## EXERCISE PROMPT
Please print exactly the lines below, from the start of the material up to and including the line with "(attacker) at (383.5,60.5)", but none of the pictures.

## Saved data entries
════
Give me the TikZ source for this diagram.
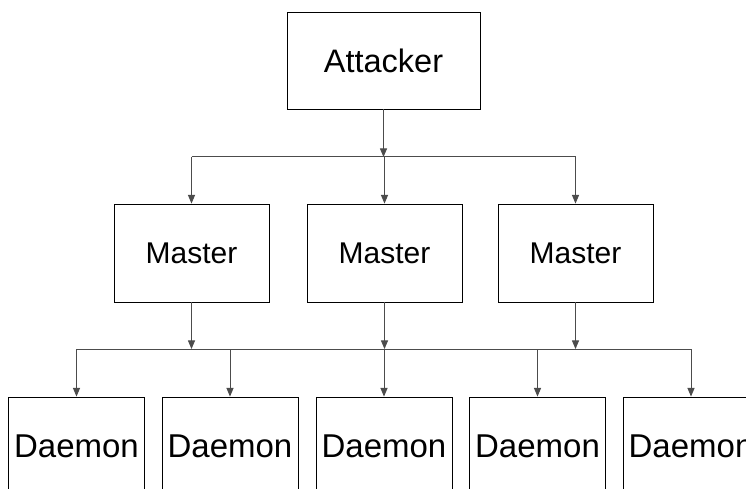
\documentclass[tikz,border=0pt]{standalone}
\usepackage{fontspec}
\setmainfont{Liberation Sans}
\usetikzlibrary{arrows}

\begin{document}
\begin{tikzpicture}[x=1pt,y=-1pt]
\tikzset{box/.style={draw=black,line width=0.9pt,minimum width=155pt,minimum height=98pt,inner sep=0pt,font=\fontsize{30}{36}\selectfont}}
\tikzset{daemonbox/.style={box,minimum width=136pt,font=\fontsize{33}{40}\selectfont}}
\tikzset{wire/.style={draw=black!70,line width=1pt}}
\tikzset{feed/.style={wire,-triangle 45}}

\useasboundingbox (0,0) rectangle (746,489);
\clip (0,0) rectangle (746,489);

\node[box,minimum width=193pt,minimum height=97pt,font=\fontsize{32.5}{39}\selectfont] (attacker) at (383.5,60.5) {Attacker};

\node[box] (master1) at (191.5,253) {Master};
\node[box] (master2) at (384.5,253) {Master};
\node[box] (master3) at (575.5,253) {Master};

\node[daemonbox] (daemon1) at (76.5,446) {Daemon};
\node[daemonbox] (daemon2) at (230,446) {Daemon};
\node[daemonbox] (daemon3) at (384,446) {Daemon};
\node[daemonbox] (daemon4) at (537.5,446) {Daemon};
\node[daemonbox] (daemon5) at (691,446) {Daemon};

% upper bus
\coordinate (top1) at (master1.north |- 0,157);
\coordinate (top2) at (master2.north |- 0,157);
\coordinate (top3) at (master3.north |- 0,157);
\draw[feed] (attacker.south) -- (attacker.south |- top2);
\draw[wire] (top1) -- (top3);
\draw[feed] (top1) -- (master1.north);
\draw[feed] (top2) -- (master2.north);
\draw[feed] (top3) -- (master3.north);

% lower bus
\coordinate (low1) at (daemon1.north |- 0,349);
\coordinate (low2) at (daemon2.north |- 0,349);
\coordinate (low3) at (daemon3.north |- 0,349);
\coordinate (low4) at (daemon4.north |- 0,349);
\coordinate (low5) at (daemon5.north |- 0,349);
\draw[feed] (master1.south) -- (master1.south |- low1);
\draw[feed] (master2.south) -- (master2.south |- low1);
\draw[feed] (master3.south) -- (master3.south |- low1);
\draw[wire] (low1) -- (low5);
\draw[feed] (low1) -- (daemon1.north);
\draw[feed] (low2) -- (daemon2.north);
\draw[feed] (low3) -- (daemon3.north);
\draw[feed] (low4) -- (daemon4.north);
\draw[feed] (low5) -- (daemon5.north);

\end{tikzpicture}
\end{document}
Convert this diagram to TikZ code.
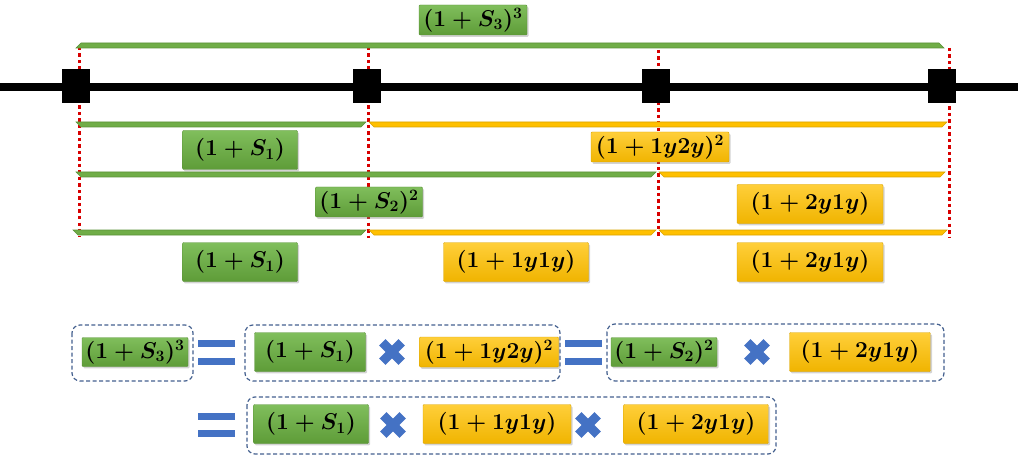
════
## WRITTEN ANSWER
Give me the TikZ source for this diagram.
\documentclass[tikz,border=0pt]{standalone}
\usepackage{fontspec}
\setmainfont{Liberation Sans}
\usetikzlibrary{arrows}

\begin{document}
\begin{tikzpicture}[x=1pt,y=-1pt]
\tikzset{box/.style={draw=black,line width=0.9pt,minimum width=155pt,minimum height=98pt,inner sep=0pt,font=\fontsize{30}{36}\selectfont}}
\tikzset{daemonbox/.style={box,minimum width=136pt,font=\fontsize{33}{40}\selectfont}}
\tikzset{wire/.style={draw=black!70,line width=1pt}}
\tikzset{feed/.style={wire,-triangle 45}}

\useasboundingbox (0,0) rectangle (746,489);
\clip (0,0) rectangle (746,489);

\node[box,minimum width=193pt,minimum height=97pt,font=\fontsize{32.5}{39}\selectfont] (attacker) at (383.5,60.5) {Attacker};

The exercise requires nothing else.